=== Your task ===
Your task is to transcribe all of the data below exactly, omitting the images.

--- START Information shown ---

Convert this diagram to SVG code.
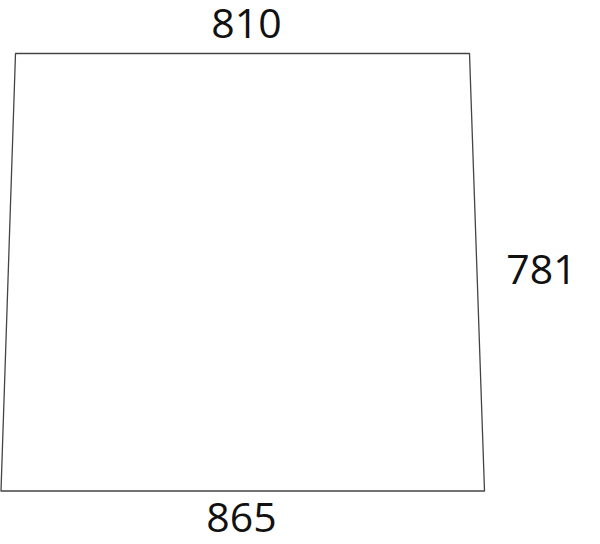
<svg xmlns="http://www.w3.org/2000/svg" width="600" height="544" viewBox="0 0 600 544">
<style>
.lbl{font-family:"Open Sans","Liberation Sans",sans-serif;font-size:41px;fill:#111;text-anchor:middle}
.shape{fill:#fff;stroke:#444;stroke-width:1.3;stroke-linejoin:round}
</style>
<rect width="600" height="544" fill="#fff"/>
<g id="panel">
<path class="shape" d="M15.5,53.5 L469.5,53.5 L484.5,491 L1,491 Z"/>
</g>
<g id="labels">
<text class="lbl" x="246.5" y="38">810</text>
<text class="lbl" x="541.5" y="284">781</text>
<text class="lbl" x="241.5" y="532">865</text>
</g>
</svg>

--- END Information shown ---

=== Response to the exercise ===
Convert this diagram to SVG code.
<svg xmlns="http://www.w3.org/2000/svg" width="600" height="544" viewBox="0 0 600 544">
<style>
.lbl{font-family:"Open Sans","Liberation Sans",sans-serif;font-size:41px;fill:#111;text-anchor:middle}
.shape{fill:#fff;stroke:#444;stroke-width:1.3;stroke-linejoin:round}
</style>
<rect width="600" height="544" fill="#fff"/>
<g id="panel">
<path class="shape" d="M15.5,53.5 L469.5,53.5 L484.5,491 L1,491 Z"/>
</g>
<g id="labels">
<text class="lbl" x="246.5" y="38">810</text>
<text class="lbl" x="541.5" y="284">781</text>
<text class="lbl" x="241.5" y="532">865</text>
</g>
</svg>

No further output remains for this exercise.